= What you are asked to do =
Retype only what runs from the beginning of the data through the line with "let xTicks = [0, 5, 10, 15, 20, 25, 30]"; please omit the pictures and keep every line exact.

= Source material =
================
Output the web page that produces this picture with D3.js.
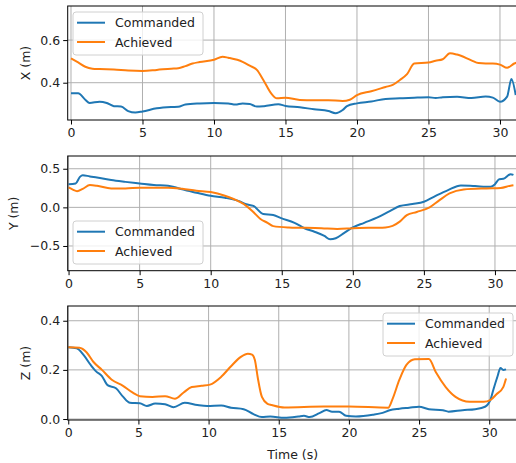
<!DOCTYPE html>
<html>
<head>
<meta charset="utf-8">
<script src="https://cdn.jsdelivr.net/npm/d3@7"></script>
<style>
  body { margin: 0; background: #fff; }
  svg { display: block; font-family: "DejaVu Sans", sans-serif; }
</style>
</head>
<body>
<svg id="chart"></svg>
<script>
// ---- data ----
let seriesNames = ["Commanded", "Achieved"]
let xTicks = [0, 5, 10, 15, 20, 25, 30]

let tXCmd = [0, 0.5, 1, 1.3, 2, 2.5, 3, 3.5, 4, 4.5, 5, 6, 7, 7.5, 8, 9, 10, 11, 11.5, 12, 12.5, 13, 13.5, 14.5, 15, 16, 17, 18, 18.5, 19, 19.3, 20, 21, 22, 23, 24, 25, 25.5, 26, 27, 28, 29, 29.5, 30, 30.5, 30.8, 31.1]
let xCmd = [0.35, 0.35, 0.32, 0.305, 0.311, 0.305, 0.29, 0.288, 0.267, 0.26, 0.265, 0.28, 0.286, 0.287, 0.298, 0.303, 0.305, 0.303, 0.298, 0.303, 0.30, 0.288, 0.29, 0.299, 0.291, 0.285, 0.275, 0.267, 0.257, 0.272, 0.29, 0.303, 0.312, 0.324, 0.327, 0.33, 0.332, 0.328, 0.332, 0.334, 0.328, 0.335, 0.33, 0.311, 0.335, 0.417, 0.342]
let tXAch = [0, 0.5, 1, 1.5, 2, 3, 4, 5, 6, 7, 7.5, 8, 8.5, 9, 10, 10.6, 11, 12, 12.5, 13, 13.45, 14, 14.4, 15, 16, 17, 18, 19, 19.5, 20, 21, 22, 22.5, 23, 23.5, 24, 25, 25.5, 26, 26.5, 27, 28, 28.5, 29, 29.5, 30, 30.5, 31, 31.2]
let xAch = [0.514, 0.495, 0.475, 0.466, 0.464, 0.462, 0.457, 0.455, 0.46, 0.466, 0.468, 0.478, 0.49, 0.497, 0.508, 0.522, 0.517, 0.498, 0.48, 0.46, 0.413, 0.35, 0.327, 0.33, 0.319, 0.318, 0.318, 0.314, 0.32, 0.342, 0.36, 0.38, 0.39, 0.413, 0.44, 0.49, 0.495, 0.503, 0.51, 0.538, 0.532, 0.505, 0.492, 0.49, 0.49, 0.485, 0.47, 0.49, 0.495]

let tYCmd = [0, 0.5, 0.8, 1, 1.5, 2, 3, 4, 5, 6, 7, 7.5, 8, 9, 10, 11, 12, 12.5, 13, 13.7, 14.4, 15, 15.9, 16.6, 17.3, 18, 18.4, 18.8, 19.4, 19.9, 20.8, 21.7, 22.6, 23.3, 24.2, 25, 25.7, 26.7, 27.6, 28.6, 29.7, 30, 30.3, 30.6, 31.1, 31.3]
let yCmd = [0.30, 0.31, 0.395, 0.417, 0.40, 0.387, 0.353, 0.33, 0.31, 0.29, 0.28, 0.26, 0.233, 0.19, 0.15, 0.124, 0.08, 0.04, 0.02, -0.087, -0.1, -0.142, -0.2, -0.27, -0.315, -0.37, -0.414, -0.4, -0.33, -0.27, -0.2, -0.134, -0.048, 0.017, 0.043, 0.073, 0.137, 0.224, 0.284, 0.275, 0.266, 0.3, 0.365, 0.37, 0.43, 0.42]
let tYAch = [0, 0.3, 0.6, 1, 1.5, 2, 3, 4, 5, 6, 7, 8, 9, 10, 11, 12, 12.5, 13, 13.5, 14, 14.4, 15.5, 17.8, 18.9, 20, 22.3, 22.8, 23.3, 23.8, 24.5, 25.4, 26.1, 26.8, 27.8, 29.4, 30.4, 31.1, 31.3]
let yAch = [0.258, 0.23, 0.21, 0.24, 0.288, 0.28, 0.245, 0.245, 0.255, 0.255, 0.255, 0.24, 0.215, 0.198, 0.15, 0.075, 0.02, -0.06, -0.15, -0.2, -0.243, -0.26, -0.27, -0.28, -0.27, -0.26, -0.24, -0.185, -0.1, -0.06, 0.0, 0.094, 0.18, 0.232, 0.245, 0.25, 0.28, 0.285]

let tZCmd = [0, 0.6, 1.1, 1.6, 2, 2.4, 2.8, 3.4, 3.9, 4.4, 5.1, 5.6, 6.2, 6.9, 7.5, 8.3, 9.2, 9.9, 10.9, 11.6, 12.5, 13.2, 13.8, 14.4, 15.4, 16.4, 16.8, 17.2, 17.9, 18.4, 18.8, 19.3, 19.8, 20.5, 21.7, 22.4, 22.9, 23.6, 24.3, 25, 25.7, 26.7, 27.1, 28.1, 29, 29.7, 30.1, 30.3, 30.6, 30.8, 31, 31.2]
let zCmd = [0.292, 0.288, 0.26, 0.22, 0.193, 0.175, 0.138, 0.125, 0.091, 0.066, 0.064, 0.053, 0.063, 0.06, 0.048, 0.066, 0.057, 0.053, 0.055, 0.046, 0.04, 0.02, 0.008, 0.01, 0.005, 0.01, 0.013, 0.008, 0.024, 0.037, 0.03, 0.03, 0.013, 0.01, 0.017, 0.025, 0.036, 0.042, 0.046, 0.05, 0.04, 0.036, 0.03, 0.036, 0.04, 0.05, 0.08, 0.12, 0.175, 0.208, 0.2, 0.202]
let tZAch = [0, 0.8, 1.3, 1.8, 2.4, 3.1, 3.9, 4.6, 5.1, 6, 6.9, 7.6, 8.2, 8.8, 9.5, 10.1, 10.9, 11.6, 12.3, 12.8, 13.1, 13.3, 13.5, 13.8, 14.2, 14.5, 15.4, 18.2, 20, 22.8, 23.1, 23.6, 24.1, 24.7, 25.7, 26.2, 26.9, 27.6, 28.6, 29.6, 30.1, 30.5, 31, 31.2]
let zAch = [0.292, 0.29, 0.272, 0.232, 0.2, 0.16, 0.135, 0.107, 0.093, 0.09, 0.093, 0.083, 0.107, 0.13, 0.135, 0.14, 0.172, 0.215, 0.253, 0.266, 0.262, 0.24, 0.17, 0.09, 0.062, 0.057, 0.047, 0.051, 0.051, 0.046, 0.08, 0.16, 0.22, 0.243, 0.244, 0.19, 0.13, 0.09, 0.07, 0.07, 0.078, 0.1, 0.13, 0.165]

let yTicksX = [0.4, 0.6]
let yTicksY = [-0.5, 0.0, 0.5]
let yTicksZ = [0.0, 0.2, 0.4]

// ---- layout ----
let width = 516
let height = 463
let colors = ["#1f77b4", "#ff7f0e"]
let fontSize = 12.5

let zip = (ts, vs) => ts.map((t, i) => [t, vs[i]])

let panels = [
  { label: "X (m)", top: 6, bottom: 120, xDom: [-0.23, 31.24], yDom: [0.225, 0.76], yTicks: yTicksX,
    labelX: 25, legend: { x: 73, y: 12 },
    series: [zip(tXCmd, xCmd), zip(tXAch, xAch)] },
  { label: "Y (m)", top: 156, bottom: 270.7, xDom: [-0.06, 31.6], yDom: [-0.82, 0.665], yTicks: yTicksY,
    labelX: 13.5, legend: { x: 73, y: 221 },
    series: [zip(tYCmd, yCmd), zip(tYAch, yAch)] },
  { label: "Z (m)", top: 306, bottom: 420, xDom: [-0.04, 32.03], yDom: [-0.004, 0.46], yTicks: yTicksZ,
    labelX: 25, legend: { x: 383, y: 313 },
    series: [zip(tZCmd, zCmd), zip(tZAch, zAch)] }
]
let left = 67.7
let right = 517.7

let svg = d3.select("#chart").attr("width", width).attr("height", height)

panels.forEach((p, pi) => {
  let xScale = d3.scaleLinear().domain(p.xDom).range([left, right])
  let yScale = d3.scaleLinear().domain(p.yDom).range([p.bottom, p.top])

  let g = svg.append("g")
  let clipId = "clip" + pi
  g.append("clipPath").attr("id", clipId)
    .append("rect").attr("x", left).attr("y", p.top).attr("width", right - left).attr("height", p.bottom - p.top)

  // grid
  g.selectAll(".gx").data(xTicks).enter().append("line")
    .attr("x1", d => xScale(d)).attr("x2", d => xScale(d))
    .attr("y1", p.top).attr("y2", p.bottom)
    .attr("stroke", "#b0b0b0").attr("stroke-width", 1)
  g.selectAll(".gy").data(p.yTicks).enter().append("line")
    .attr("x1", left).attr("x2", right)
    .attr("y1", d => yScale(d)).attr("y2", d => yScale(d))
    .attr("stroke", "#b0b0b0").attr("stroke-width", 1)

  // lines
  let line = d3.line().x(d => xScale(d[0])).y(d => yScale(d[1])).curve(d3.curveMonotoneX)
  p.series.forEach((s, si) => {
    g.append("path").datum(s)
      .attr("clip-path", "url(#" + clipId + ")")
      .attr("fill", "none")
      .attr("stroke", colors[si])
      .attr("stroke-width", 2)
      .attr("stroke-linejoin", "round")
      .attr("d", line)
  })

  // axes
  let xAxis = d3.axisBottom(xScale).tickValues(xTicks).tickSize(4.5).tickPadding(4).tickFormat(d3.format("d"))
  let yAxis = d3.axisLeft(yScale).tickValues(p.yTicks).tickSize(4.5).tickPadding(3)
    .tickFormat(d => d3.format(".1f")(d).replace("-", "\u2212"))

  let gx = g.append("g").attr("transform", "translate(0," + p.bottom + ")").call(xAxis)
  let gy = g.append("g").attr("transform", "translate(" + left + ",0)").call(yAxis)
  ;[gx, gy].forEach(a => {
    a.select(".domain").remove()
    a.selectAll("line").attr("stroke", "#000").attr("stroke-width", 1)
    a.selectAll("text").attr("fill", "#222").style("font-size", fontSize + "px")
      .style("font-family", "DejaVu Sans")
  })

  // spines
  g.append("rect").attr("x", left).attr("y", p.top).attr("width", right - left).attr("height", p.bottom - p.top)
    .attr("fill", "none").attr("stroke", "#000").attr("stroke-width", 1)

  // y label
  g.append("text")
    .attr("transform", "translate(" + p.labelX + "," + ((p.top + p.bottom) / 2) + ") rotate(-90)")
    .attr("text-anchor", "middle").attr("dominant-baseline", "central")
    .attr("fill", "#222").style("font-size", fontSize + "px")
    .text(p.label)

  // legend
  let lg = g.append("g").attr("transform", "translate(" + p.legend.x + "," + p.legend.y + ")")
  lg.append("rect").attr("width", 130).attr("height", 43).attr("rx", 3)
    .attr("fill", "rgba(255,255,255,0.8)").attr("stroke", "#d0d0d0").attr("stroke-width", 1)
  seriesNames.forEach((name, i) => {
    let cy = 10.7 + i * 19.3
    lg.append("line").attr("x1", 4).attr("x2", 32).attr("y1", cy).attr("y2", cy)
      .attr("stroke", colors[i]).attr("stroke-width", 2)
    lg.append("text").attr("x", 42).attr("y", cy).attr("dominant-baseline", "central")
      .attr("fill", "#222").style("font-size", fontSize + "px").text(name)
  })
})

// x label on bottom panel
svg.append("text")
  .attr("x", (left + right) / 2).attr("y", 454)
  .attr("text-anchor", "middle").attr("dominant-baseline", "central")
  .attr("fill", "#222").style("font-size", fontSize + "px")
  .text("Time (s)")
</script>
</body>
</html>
================
= Exercise response =
Output the web page that produces this picture with D3.js.
<!DOCTYPE html>
<html>
<head>
<meta charset="utf-8">
<script src="https://cdn.jsdelivr.net/npm/d3@7"></script>
<style>
  body { margin: 0; background: #fff; }
  svg { display: block; font-family: "DejaVu Sans", sans-serif; }
</style>
</head>
<body>
<svg id="chart"></svg>
<script>
// ---- data ----
let seriesNames = ["Commanded", "Achieved"]
let xTicks = [0, 5, 10, 15, 20, 25, 30]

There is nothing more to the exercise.